Before and after images of a cat suffering from feline chronic gingivostomatitis that was treated with stem cells at the UC Davis veterinary hospital.
Before and after images of a cat suffering from feline chronic gingivostomatitis that was treated with stem cells at the UC Davis veterinary hospital.

Veterinary scientists at the University of California, Davis School of Veterinary Medicine have completed a multicenter clinical trial testing the use of adipose-derived mesenchymal stem cells (ASCs) to treat a debilitating oral disease in cats. Having previously found positive results in a trial performed exclusively at UC Davis, the team of veterinarians and researchers found similar positive results when expanding the trial to another veterinary school and two private veterinary clinics. This further verification establishes protocol for the safe and effective use of fresh, allogeneic and autologous ASCs to treat feline chronic gingivostomatitis (FCGS). The results of the study were recently published in the medical journal Stem Cell Research & Therapy.

To meet clinical demand and goals for future commercialization of the treatment, Dr. Boaz Arzi, director of the UC Davis Veterinary Institute for Regenerative Cures and associate professor of dentistry and oral/maxillofacial surgery, in collaboration with Dr. Dori Borjesson, opened the trial to the Cornell University College of Veterinary Medicine, as well as private dental specialty clinics in Mill Valley, California and Lake Oswego, Oregon.

“An important item that we needed verification on was the feasibility of shipping fresh ASCs to distant clinics,” said Arzi. “So we extended our pilot studies beyond UC Davis. This allowed us to establish safety and efficacy data for shipped and non-shipped ASCs.”

The team found that ASCs received within 24 hours of initial shipment retained their viability, phenotype, and function to successfully treat FCGS.
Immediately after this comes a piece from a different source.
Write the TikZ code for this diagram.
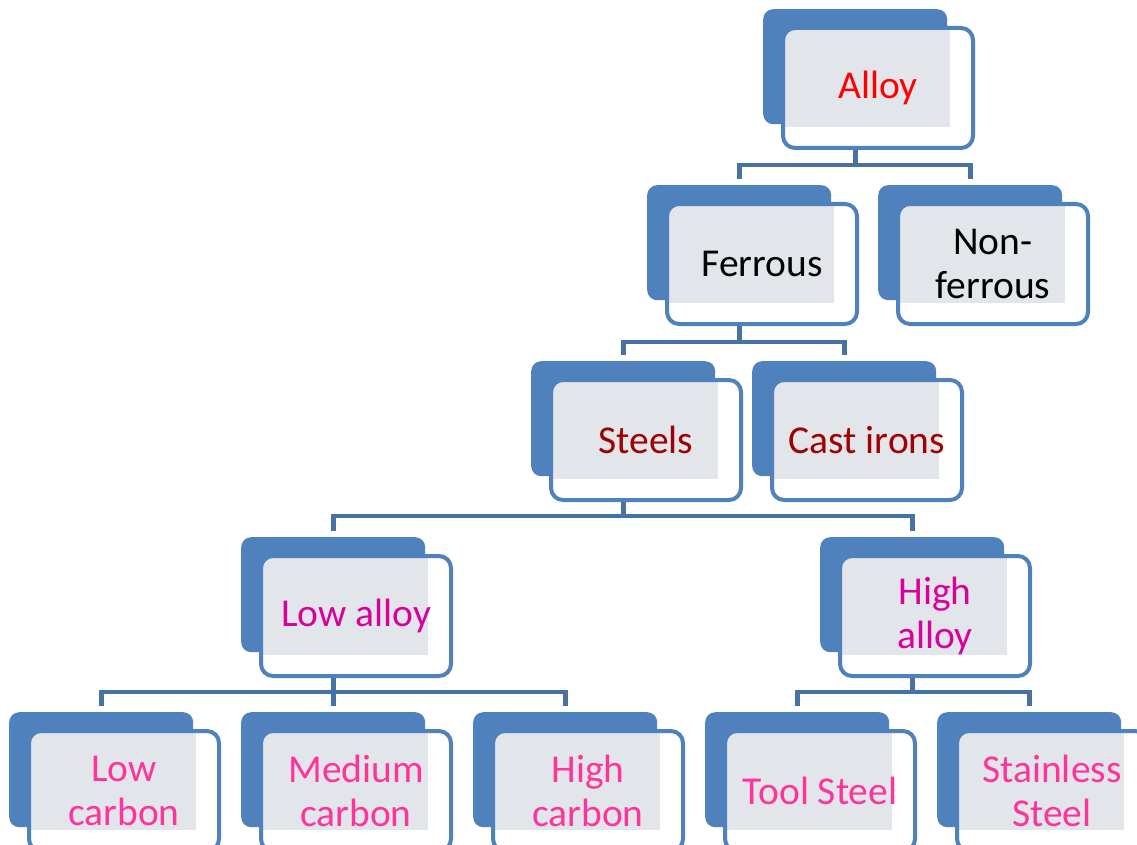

The expanded study also showed that 72 percent of the 18 cats treated in the trial exhibited positive results, an identical success rate proven in previous trials conducted exclusivly at UC Davis.

“This further proof of success at other clinics is an exciting step forward that ASCs are suited to become the accepted protocol of care to treat FCGS in cats that don’t respond to conventional therapy,” Arzi said. “We are equally excited for our human medicine counterparts, as this research gives hope for the advancement of the treatment of human oral inflammatory disease, which shares similarities with FCGS.”

Arzi’s team has received patent approval for the ASC product in Europe and is currently negotiating approval in the United States. Collaborating with a licensed stem cell producer in California, the team will work with the Food and Drug Administration to start a countrywide clinical trial to move the product toward FDA approval.

Funding for this research was provided by the Winn Feline Foundation and the UC Davis Center for Companion Animal Health.